EXERCISE AIM
Skip the pictures, please, and write out exactly the lines from the opening of the data through the line containing "YAxis, CartesianGrid, ReferenceLine".

++++++++++

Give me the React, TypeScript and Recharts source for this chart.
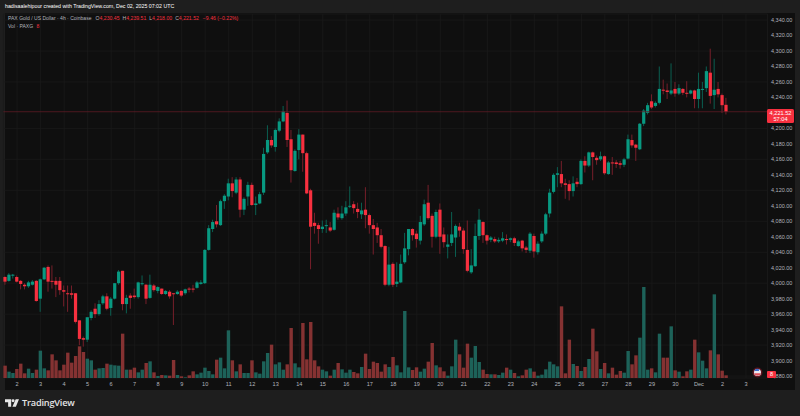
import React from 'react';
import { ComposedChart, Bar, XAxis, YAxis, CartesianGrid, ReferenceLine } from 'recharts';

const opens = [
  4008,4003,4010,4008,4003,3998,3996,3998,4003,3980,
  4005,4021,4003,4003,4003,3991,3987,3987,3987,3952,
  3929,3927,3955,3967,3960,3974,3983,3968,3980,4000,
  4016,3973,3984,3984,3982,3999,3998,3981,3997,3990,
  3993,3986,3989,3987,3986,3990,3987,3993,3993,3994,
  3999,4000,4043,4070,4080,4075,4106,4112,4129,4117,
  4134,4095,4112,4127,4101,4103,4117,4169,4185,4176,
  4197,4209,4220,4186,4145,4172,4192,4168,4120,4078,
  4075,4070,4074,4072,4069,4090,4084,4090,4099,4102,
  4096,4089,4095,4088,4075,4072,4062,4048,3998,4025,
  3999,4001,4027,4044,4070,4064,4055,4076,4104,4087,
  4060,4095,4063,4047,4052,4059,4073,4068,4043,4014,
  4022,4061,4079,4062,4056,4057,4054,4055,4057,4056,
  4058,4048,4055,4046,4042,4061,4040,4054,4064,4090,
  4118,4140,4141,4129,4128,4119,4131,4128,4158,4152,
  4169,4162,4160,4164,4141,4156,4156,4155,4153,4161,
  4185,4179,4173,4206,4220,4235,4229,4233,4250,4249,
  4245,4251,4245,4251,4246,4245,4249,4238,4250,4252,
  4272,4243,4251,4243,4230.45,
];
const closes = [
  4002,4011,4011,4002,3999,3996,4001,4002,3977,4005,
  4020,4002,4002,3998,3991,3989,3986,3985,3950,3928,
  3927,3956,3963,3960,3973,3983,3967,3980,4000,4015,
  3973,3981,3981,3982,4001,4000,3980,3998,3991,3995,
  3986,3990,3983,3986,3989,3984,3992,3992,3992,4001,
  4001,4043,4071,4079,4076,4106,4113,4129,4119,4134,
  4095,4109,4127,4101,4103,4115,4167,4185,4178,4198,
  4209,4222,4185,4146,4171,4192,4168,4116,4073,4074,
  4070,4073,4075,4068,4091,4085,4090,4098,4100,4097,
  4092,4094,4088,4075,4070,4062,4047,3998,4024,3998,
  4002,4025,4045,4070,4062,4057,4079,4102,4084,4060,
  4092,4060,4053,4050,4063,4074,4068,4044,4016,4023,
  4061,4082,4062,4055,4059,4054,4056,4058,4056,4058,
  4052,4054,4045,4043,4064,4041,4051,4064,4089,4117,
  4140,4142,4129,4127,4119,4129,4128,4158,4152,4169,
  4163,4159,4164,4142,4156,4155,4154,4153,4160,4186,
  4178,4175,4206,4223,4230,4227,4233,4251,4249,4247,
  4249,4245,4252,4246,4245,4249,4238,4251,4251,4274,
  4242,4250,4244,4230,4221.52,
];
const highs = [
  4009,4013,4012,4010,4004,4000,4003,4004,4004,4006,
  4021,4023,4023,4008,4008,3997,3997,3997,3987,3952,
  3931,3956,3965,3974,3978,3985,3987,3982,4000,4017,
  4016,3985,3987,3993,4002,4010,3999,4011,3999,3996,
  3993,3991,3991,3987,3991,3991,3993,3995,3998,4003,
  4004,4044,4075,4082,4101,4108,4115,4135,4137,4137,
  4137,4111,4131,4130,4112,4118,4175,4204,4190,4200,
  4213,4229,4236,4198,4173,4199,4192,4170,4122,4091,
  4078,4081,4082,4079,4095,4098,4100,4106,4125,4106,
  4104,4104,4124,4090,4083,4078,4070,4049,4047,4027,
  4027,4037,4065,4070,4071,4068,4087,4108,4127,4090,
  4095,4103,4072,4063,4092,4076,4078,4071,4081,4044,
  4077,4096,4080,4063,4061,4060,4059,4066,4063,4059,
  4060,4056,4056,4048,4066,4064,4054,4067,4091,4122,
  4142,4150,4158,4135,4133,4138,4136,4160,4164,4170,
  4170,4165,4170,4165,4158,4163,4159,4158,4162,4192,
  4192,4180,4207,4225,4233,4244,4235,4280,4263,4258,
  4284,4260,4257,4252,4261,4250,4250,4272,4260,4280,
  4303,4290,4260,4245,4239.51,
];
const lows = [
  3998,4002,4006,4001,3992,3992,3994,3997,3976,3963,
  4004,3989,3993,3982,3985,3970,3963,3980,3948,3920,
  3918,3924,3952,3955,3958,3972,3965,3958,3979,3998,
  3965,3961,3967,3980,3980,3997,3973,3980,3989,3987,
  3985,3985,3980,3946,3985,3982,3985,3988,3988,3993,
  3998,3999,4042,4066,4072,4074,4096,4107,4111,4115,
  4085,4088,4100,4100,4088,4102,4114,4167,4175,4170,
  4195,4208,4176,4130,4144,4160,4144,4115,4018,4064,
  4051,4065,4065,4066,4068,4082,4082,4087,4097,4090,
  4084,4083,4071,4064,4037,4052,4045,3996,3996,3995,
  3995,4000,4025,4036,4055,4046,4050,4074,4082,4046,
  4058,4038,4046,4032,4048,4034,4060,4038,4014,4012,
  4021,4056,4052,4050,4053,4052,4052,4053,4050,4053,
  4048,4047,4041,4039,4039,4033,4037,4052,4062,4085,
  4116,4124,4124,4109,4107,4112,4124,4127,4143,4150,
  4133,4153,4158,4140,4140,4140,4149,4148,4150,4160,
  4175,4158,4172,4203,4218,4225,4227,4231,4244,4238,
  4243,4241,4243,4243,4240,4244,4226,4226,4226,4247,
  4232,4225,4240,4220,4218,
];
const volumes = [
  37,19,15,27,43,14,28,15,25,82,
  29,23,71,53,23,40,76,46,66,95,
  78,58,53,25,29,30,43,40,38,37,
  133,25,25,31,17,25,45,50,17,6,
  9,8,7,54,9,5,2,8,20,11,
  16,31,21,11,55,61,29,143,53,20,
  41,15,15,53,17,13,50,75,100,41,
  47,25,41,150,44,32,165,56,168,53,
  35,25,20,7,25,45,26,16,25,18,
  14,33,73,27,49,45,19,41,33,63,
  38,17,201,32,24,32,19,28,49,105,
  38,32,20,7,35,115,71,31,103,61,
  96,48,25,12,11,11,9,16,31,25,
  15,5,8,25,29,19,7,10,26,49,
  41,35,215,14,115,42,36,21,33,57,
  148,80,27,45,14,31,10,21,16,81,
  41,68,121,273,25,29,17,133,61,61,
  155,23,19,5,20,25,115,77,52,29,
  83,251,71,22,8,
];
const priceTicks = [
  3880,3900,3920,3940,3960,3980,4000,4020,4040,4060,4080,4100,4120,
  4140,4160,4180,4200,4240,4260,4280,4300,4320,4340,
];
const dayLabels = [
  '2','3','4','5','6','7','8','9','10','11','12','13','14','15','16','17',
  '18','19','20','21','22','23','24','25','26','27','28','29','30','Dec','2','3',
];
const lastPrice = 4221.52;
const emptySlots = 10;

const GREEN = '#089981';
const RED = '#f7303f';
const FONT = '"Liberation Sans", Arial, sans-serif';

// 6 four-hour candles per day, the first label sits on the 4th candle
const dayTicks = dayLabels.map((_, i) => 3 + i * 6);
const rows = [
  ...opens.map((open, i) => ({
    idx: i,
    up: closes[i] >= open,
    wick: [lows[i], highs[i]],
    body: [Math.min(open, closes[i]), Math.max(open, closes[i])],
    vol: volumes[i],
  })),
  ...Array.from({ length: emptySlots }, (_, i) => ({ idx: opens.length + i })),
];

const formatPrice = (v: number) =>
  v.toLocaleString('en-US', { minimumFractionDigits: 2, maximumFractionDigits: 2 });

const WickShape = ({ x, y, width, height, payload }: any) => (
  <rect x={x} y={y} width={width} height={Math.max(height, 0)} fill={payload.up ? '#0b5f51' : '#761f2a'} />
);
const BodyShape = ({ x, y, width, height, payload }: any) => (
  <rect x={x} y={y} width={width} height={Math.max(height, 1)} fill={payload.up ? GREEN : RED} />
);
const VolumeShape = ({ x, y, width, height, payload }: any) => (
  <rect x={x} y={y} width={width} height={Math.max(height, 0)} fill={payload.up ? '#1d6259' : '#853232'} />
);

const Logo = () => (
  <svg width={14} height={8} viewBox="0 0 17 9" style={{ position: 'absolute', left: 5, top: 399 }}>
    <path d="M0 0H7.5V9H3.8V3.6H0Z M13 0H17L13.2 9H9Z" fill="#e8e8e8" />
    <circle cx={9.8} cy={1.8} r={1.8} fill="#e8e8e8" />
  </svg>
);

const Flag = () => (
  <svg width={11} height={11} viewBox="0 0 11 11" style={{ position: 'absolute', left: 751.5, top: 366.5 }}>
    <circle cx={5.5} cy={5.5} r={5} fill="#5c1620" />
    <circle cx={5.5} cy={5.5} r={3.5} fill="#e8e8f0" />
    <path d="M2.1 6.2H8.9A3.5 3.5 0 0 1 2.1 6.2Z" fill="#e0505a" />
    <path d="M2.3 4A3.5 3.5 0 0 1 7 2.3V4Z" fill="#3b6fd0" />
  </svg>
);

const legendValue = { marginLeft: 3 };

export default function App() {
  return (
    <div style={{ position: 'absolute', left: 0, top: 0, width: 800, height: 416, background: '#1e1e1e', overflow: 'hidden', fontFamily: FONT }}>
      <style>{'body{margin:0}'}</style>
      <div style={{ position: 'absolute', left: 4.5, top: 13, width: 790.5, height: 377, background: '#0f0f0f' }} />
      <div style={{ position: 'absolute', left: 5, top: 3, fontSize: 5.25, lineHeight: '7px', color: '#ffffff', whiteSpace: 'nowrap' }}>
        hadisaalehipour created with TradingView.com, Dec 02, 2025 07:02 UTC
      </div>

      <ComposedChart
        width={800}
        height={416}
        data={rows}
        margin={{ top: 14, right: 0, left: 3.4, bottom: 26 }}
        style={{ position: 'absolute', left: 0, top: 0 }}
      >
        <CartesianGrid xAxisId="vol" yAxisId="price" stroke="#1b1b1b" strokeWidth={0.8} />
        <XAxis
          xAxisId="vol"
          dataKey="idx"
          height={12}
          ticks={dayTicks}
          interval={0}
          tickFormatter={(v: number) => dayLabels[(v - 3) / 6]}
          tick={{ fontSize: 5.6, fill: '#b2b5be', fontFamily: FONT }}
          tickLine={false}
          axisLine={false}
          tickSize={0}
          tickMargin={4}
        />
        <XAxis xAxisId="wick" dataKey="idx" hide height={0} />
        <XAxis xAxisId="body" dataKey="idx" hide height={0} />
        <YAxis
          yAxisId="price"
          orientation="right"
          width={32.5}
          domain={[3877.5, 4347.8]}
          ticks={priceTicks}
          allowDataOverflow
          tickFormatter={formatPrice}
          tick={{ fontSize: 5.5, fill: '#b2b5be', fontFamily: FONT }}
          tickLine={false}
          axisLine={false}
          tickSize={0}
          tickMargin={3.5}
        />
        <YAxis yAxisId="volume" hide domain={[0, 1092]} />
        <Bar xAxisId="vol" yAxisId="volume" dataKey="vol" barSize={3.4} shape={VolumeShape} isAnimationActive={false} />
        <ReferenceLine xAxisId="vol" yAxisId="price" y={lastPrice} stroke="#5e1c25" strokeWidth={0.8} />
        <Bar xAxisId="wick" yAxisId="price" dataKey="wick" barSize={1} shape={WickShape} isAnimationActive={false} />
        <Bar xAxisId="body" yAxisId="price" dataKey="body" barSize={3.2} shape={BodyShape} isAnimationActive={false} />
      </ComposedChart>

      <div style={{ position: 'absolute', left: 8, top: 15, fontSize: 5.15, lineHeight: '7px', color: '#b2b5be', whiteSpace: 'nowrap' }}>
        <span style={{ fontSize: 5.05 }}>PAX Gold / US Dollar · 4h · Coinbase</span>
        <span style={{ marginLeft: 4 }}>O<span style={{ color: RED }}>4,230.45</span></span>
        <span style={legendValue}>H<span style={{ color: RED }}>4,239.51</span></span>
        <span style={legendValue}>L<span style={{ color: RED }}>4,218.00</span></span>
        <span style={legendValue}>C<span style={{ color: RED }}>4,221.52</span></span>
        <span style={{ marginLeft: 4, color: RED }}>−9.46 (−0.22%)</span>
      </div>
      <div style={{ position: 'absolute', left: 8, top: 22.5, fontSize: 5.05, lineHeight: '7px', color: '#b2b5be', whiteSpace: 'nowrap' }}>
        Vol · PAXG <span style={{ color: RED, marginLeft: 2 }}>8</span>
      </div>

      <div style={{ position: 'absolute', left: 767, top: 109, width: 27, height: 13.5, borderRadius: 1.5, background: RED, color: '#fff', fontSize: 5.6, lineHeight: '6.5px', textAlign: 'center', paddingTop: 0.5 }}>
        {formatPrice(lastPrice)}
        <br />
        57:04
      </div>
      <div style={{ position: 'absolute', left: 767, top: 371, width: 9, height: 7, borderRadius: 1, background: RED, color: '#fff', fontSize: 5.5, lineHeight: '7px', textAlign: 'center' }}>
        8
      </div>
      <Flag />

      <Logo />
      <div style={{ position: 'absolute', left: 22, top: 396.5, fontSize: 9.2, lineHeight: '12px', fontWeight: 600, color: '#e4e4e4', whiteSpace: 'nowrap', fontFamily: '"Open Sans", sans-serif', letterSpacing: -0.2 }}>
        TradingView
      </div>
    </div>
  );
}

++++++++++

REPLY TO THE TASK
Give me the React, TypeScript and Recharts source for this chart.
import React from 'react';
import { ComposedChart, Bar, XAxis, YAxis, CartesianGrid, ReferenceLine } from 'recharts';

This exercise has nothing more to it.